“Advancing education, research, and support for the well-being of lesbian, gay, bisexual, two spirit, transgender, queer, and gender non-conforming people.”
Who We Are
We are a network of communities who have especially felt the negative effects of tobacco. We have come together to jointly address the tobacco-related health problems of our various communities. Our network is currently comprised of racial/ethnic communities, women, gays and lesbians, low-income people, persons living with disabilities, 18-24 year olds, and those living in the rural areas of New Mexico.
What We Do
Our network is dedicated to providing the leadership necessary to counter the toll that tobacco has taken on our communities.

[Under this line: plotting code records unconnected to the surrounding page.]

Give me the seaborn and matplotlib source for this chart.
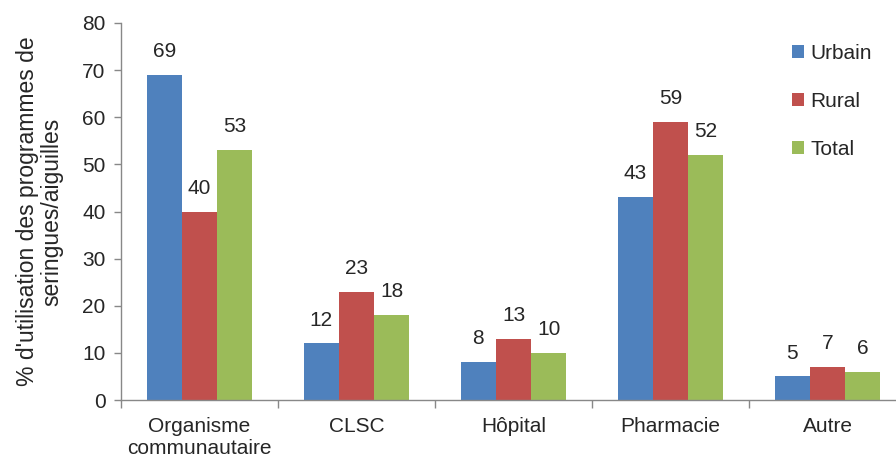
import matplotlib
matplotlib.use("Agg")
import matplotlib.pyplot as plt
import seaborn as sns
import pandas as pd
from matplotlib.ticker import FixedLocator

categories = ["Organisme\ncommunautaire", "CLSC", "Hôpital", "Pharmacie", "Autre"]
urbain = [69, 12, 8, 43, 5]
rural = [40, 23, 13, 59, 7]
total = [53, 18, 10, 52, 6]
series = ["Urbain", "Rural", "Total"]
colors = ["#4F81BD", "#C0504D", "#9BBB59"]

df = pd.DataFrame({
    "cat": categories * 3,
    "serie": ["Urbain"] * 5 + ["Rural"] * 5 + ["Total"] * 5,
    "val": urbain + rural + total,
})

sns.set_style("white")
plt.rcParams["font.family"] = ["Liberation Sans", "DejaVu Sans"]
fs = 15

fig = plt.figure(figsize=(8.96, 4.58), dpi=100)
ax = fig.add_axes([121 / 896, 58 / 458, 785 / 896, 377 / 458])

sns.barplot(data=df, x="cat", y="val", hue="serie", hue_order=series,
            palette=colors, width=0.67, saturation=1, linewidth=0, ax=ax, legend=True)

for c in ax.containers:
    ax.bar_label(c, fmt="%d", padding=10, fontsize=fs)

ax.set_ylim(0, 80)
ax.set_xlim(-0.5, 4.5)
ax.set_yticks(range(0, 81, 10))
ax.tick_params(axis="y", labelsize=fs, length=5, width=1, color="#888888", direction="out", left=True, pad=6)
ax.tick_params(axis="x", which="major", labelsize=fs, length=0, pad=12)
ax.xaxis.set_minor_locator(FixedLocator([-0.5, 0.5, 1.5, 2.5, 3.5, 4.5]))
ax.tick_params(axis="x", which="minor", length=6, width=1, color="#888888", direction="out", bottom=True)
ax.set_xlabel("")
ax.set_ylabel("% d'utilisation des programmes de\nseringues/aiguilles", fontsize=16.5, labelpad=14,
              linespacing=1.05)

for s in ["top", "right"]:
    ax.spines[s].set_visible(False)
for s in ["left", "bottom"]:
    ax.spines[s].set_color("#888888")
    ax.spines[s].set_linewidth(1)

leg = ax.legend(loc="upper left", bbox_to_anchor=(773 / 896, 433 / 458), bbox_transform=fig.transFigure,
                frameon=False, fontsize=fs, handlelength=0.6, handleheight=0.6,
                handletextpad=0.3, labelspacing=1.4)

fig.savefig("out.png", dpi=100)
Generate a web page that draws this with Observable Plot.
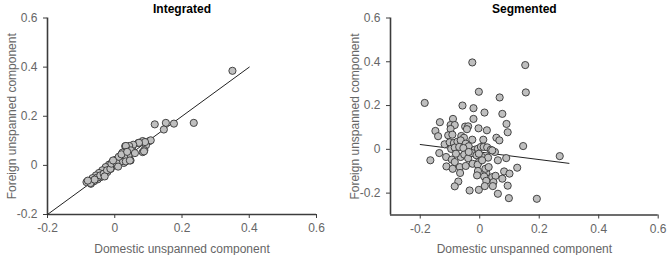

We:
- Involve our community leaders in education, prevention, policy and advocacy efforts
- Inform and educate our community members and leaders re: the effects of tobacco on our respective communities
- Advocate for the state to gather specific data on tobacco abuse and its health effects on each of our communities
- Conduct forums, trainings and community meetings aimed at increasing participation of civil rights and advocacy organizations in the campaign to reduce tobacco use
- Support community organizations in their efforts to increase the capacity in their communities to address tobacco issues
- Increase awareness of specific tobacco industry marketing and advertising to our respective communities
How We Support Communities
We distribute informationa and other resources to individuals as well as local non-profit community organizations that are involved in increasing the commitment and capacity of their communities to actively engage in tobacco prevention activities. We also provide technical assistance and training to communities to help them plan appropriate tobacco prevention strategies and develop leadership in their communities.
How We Are Funded
We receive a grant from the New Mexico Department of Health, Tobacco Use Prevention and Control Program to implement effective strategies to reduce and eventually eliminate health status disparities among population groups due to tobacco.